Ferhat Aydemir, bu davaların müvekkillerinin yaptıkları alakalı alakasız her paylaşımın dahil edilerek müvekillerinin hak talebini sindirmek adına açıldığını ifade etti. Ali Karacan hakaret davasıyla birlikte, tedbir davası da açtı. Yerel mahkeme, paylaşımların ifade özgürlüğü sınırları içerisinde kaldığına karar verdi. Tedbir davası şu an istinafta bekliyor. Ayrıca Ali Karacan, geçtiğimiz haftalarda, işten ayrıldıktan sonra hiç görüp karşılaşmadığı Tuğrul Kaynak ve Önder Kızılkan hakkında uzaklaştırma kararı çıkardı. Avukat Ferhat Aydemir, bu dava yoğunluğuyla Karacan ailesinin şu mesajı verdiğini ifade etti:

"Bakın biz güçlü bir aileyiz, medyanın gözü önünde olan bir aileyiz. Bizden istediğiniz gibi para alamazsınız, biz sizi sindiririz. Bu işin sonu gelmez. Siz bizi nasıl karşınıza alırsınız?"

'BU DAVA TÜM MEDYA EMEKÇİLERİNİN DAVASI' 

Ferhat Aydemir, davaya ilişkin son olarak şunları söyledi: "Bu dava sadece benim müvekkillerimin davası değil; bu dava tüm medya çalışanlarının, medya emekçilerinin davasıdır. Bu mağduriyet de yalnızca Önder Kızılkan ve Tuğrul Kaynak ile sınırlı değil, kendileriyle benzer durumda olan onlarca işçi var.

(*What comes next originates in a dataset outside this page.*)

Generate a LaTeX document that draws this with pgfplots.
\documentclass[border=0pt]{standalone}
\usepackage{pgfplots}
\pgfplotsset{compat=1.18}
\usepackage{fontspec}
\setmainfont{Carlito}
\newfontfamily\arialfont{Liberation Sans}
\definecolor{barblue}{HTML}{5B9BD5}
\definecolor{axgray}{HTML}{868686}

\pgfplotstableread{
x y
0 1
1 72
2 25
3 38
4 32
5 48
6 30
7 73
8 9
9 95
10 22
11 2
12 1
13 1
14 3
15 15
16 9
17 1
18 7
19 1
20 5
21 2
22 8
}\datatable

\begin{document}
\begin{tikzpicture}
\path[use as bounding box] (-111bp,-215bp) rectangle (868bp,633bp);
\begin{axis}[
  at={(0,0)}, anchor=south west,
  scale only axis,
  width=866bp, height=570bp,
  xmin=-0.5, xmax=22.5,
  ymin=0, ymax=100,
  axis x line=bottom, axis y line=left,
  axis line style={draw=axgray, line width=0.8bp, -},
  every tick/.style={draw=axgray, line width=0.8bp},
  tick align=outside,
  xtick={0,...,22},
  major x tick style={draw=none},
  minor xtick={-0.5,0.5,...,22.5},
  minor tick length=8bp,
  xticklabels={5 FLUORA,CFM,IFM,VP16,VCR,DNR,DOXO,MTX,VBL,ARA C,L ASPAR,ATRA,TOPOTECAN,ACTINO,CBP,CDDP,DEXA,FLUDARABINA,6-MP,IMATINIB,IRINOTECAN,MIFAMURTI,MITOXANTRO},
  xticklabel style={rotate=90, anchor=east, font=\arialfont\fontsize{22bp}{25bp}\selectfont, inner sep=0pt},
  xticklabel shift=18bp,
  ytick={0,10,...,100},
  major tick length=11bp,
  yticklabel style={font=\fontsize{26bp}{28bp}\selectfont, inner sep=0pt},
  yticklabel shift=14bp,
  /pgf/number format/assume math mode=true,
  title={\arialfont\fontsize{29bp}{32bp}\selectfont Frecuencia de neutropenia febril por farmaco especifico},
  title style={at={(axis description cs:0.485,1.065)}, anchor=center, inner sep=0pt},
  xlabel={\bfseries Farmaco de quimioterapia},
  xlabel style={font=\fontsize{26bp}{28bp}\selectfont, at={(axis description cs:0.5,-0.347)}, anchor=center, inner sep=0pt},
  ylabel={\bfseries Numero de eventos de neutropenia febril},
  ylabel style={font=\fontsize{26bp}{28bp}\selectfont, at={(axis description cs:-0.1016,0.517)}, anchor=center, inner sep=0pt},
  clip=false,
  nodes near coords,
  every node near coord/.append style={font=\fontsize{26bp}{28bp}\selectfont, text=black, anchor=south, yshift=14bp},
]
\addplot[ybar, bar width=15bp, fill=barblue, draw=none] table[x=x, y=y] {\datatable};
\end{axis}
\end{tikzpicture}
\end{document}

Bu davaların hiçbiri müvekkillerimi yıldırmayacağı gibi, müvekkillerim sonuna kadar haklarının ve alacaklarının peşinde gideceklerdir."

ARTI GERÇEK RAPORA ULAŞTI: KARACAN AİLESİNİN VERGİ SUÇU

2017 yılında Vergi Müffettişi Servet Atlı, gayrı resmi olarak Ali Karacan ve resmi olarak Ömer İhsan Karaca’nın sahibi olduğu Klass Radyo Televizyon Yayınları A.Ş hakkında vergi suçu raporu hazırladı.

Ulaştığımız vergi suçu raporunda, Ömer İhsan Karacan’ın sahte belge kullanmak, kaçakçılık gibi suçları işlediği yer alıyor. Rapora göre, tespit edilen sahte fatura tutarı maliyet ve faaliyet giderleri içerisindeki oranı %97! Yine aynı raporda, yayıncı kuruluşlar ve reklam veren ajansla arasındaki bağ, paravan şirketlerin işlevi açıklanıp şemayla gösterilmiş. Yani Karacan ailesi, bir cepten alıp öbür cebe koymuş.

Tüm bunlar, raporda şu ifadelerle yer alıyor:

"Buna göre şirketler hakkında yapılan inceleme sosnucunda, şirketler tarafından elde edilmesi gereken hasılatın önemli bir bölümünün grup şirketleri araasında yapılan muvazaalı iş ve işlemlerle gerek kayıt dışı ödemelerin finansmanında kullanılmak ve gerekse de şirket sahip ve ortaklarının tasarrufuna bırakılmak suretiyle şirketlerin amaç ve gayelerine aykırı şekilde kullanıldığı belirtilmiştir."